By the standards of the world my earliest years were far from difficult. There were five of us growing up in a large house with acres of land to explore. We went to church on Sundays and spent weekends at Grandma’s. We were infrequently poor and in need of little. Yet, even though there were times of great joy, laughter, companionship, and love, there were also weeks, months, and years of hurt.

My father was an angry man. A haunted man. A man tormented by the memories of his own childhood. His wife and children were the breakers on which he would crash, the rocks upon which he pounded and we were expected to endure his barrage silently. To me his bouts of fury seemed no more than adult tantrums. They made very little sense in my mind, and I found it hard, as a child, to understand how I was to blame for this behavior.
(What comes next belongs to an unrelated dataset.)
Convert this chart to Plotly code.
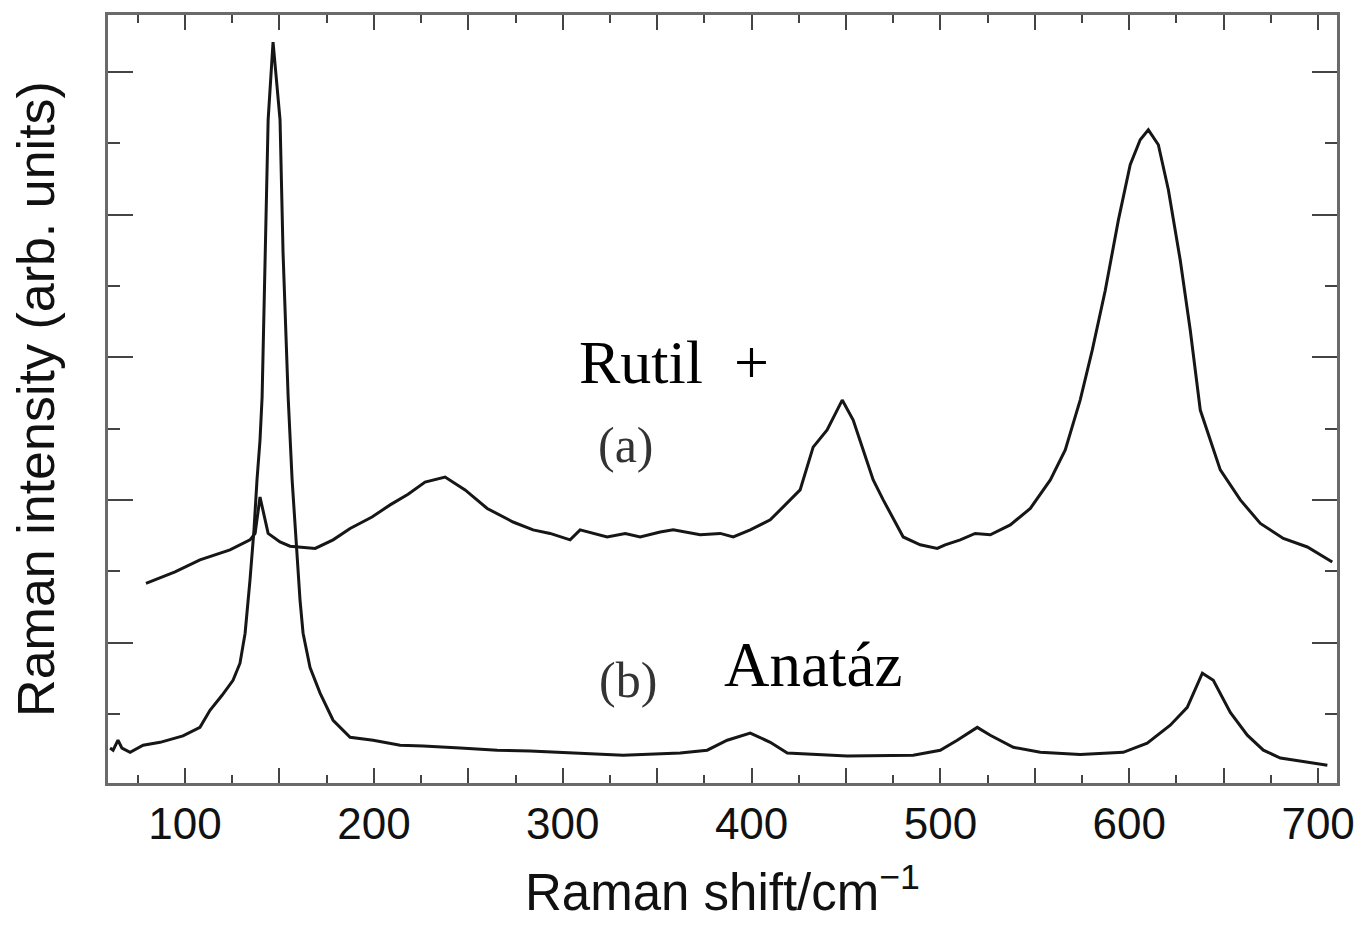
import plotly.graph_objects as go

# Curve (a): Rutile + Anatase mixture
shift_a = [79.3, 94.7, 107.9, 123.8, 134.4, 137.1, 139.7, 141.8, 144.0, 150.3, 155.6, 168.9,
           178.4, 187.4, 199.0, 208.6, 218.1, 227.1, 237.7, 248.3, 260.0, 273.7, 284.3, 293.3,
           303.9, 309.2, 323.5, 333.1, 341.0, 351.6, 358.5, 372.8, 383.4, 390.3, 399.3, 409.9,
           417.8, 425.7, 432.6, 440.0, 448.0, 453.8, 459.1, 464.4, 469.7, 480.3, 489.3, 498.3,
           502.5, 510.5, 518.4, 526.4, 537.0, 547.6, 558.2, 566.1, 574.0, 580.4, 587.3, 594.2,
           600.5, 605.8, 610.1, 615.4, 620.7, 627.0, 632.3, 637.6, 648.2, 658.8, 669.4, 681.6,
           694.3, 707.5]
intensity_a = [2.83, 2.99, 3.16, 3.30, 3.44, 3.53, 4.04, 3.79, 3.53, 3.41, 3.35, 3.32,
               3.44, 3.60, 3.76, 3.93, 4.08, 4.25, 4.32, 4.14, 3.88, 3.69, 3.58, 3.53,
               3.44, 3.58, 3.48, 3.53, 3.48, 3.55, 3.58, 3.51, 3.53, 3.48, 3.58, 3.72,
               3.93, 4.14, 4.74, 4.98, 5.40, 5.12, 4.70, 4.28, 4.00, 3.48, 3.37, 3.32,
               3.37, 3.44, 3.53, 3.51, 3.65, 3.88, 4.28, 4.70, 5.40, 6.10, 6.94, 7.92,
               8.70, 9.05, 9.19, 8.98, 8.35, 7.36, 6.38, 5.26, 4.42, 4.00, 3.67, 3.46,
               3.34, 3.13]

# Curve (b): Anatase
shift_b = [60.3, 61.9, 64.5, 66.6, 70.9, 77.8, 86.8, 98.9, 107.9, 113.2, 119.6, 125.4,
           129.1, 131.8, 134.4, 136.5, 138.1, 139.7, 140.8, 142.4, 144.0, 146.6, 150.3, 151.9,
           154.6, 156.7, 159.3, 160.9, 162.5, 166.2, 171.5, 178.4, 187.4, 199.6, 213.9, 226.1,
           245.7, 265.3, 282.7, 300.2, 332.0, 362.2, 376.5, 387.1, 399.3, 409.9, 418.9, 450.6,
           468.1, 485.6, 499.9, 508.9, 519.5, 526.4, 538.6, 552.9, 574.0, 596.8, 609.5, 621.7,
           630.7, 638.7, 644.5, 653.5, 662.5, 671.0, 680.0, 697.5, 704.9]
intensity_b = [0.52, 0.49, 0.63, 0.52, 0.46, 0.56, 0.60, 0.69, 0.81, 1.05, 1.26, 1.47,
               1.71, 2.13, 2.88, 3.58, 4.28, 4.84, 5.44, 7.46, 9.33, 10.42, 9.33, 7.46,
               5.44, 4.28, 3.25, 2.59, 2.13, 1.65, 1.29, 0.91, 0.67, 0.63, 0.56, 0.55,
               0.52, 0.49, 0.48, 0.46, 0.42, 0.45, 0.49, 0.63, 0.73, 0.60, 0.45, 0.41,
               0.41, 0.42, 0.49, 0.63, 0.81, 0.70, 0.53, 0.46, 0.43, 0.46, 0.59, 0.84,
               1.09, 1.57, 1.47, 1.02, 0.70, 0.49, 0.38, 0.31, 0.28]

x_label_ticks = [100, 200, 300, 400, 500, 600, 700]
x_mid_ticks = [150, 250, 350, 450, 550, 650]

x_range = [59.2, 710]
line_col = "#161616"
frame_col = "#6a6a6a"
tick_col = "#444"

fig = go.Figure()
fig.add_trace(go.Scatter(x=shift_a, y=intensity_a, mode="lines",
                         line=dict(color=line_col, width=3), showlegend=False))
fig.add_trace(go.Scatter(x=shift_b, y=intensity_b, mode="lines",
                         line=dict(color=line_col, width=3), showlegend=False))

serif = "Liberation Serif, Times New Roman, serif"
fig.add_annotation(x=307.6, y=5.93, xref="x", yref="y", text="Rutil  +", showarrow=False,
                   xanchor="left", yanchor="middle", font=dict(family=serif, size=62, color="#000"))
fig.add_annotation(x=333.6, y=4.77, xref="x", yref="y", text="(a)", showarrow=False,
                   xanchor="center", yanchor="middle", font=dict(family=serif, size=50, color="#333"))
fig.add_annotation(x=334.6, y=1.47, xref="x", yref="y", text="(b)", showarrow=False,
                   xanchor="center", yanchor="middle", font=dict(family=serif, size=50, color="#333"))
fig.add_annotation(x=384.4, y=1.68, xref="x", yref="y", text="Anatáz", showarrow=False,
                   xanchor="left", yanchor="middle", font=dict(family=serif, size=63, color="#000"))

sans = "Liberation Sans, Arial, sans-serif"
fig.update_layout(
    xaxis=dict(range=x_range, tickvals=x_label_ticks,
               ticks="inside", ticklen=15, tickwidth=2, tickcolor=tick_col,
               minor=dict(dtick=25, tick0=0, ticks="inside", ticklen=8, tickwidth=2, tickcolor=tick_col),
               showline=True, linecolor=frame_col, linewidth=3, mirror="ticks",
               showgrid=False, zeroline=False,
               tickfont=dict(family=sans, size=44, color="#111"),
               title=dict(text="Raman shift/cm<sup>−1</sup>", font=dict(family=sans, size=51, color="#111"),
                          standoff=28)),
    xaxis2=dict(range=x_range, overlaying="x", matches="x", side="bottom", tickvals=x_mid_ticks,
                ticks="inside", ticklen=15, tickwidth=2, tickcolor=tick_col,
                showticklabels=False, showline=True, linecolor=frame_col, linewidth=3, mirror="ticks",
                showgrid=False, zeroline=False),
    yaxis=dict(range=[0.03, 10.8], tickvals=[2, 4, 6, 8, 10], showticklabels=False,
               ticks="inside", ticklen=25, tickwidth=2, tickcolor=tick_col,
               minor=dict(dtick=1, tick0=0, ticks="inside", ticklen=12, tickwidth=2, tickcolor=tick_col),
               showline=True, linecolor=frame_col, linewidth=3, mirror="ticks",
               showgrid=False, zeroline=False,
               title=dict(text="Raman intensity (arb. units)", font=dict(family=sans, size=52, color="#111"),
                          standoff=34)),
    width=1362, height=925, margin=dict(l=108, r=25, t=15, b=142, autoexpand=False),
    paper_bgcolor="white", plot_bgcolor="white",
)
# invisible helper trace so the second x axis (mid ticks) is drawn
fig.add_trace(go.Scatter(x=[x_range[0]], y=[0.03], xaxis="x2", yaxis="y", mode="markers",
                         marker=dict(opacity=0), hoverinfo="skip", showlegend=False))

fig.write_html("out.html")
So I escaped in every way I could, some days, when the sun was hot against the cement and the bushes wilted behind the brown grass, I would take some paper, a pen, and a little water and hike up into the hills behind my house. Venturing as far as my courage would let me, imagining that I could go further. I wanted to leave and never come back. I wanted to be rid of this constant state of aggression that was slowly beginning to build up inside of me. I tried to find, with my little misshapen letters, the words that would filter out the rage and resentment that I barely understood. It was a task too great for my young mind, and the void left by my limited vocabulary was quickly filled with the bitterness of betrayal. Words failed me. My books began to withhold their dreams of far off worlds. They refused me entrance into their secret places in which I had once hidden. So I gave them up leaving them on their shelves to gather dust. One more friend I could blame for my sorrows.

My island of solitude was volcanic, consuming me in the fires of anger and hatred. The other children began to withdraw from my passionate tirades and paranoia. Those years that followed are a haze in my mind, not worth remembering and to painful to forget. I lashed out in every way possible, erupting at school, on the bus, during camp outs, at church, anywhere, and anytime I felt threatened. This was how I entered my teens, scorched and buried beneath the hardened shell of my island, incapable of believing that a diamond might lie within.

Comments

Jennifer said…
Wow. Can you ever write, little sister. Fantastic.
Travelin'Oma said…
Thanks for linking me over here. This is beautiful writing!
Cannwin said…
Thanks Oma.
It was a writing assignment for a freshman level class I indulged in. My teacher informed me that the reason my peer reviewers weren't being helpful was because they were intimidated by my writing. LOL, I was still annoyed by their comments like:

"That was good. I don't think you need to fix anything."

Maybe next time I decide to tinker with college courses I'll take something at a little higher level.

:)
Evelyn said…
Charity- I admire that you can publicly face your demons...even if your demons are your parent's who I assume read your blog. I too have some serious anger issues that I contribute to an abusive mother, but I cower to even think about letting those thoughts, fears, and angry feelings leak through my blog for her and the world to see. How do you do it???
Cannwin said…
Well, first of all I doubt either of them have delved deep enough into my blog to have read this. My dad didn't start reading my blog until recently and my mom only reads when I nag her about it.

:)

I wonder if either of them will see this now that I have it up on my profile.

Hmm, I don't know. Maybe I have just come to terms with the fact that it happened and have moved on. I realize that the people I need to please in life are my husband and my children. And if coming to terms with my past helps in any way to give them a happier childhood then I have done the right thing.

Plus it's one of my personal favorite writings ;)
Jolene Perry said…
That was great. Thanks for linking me back here.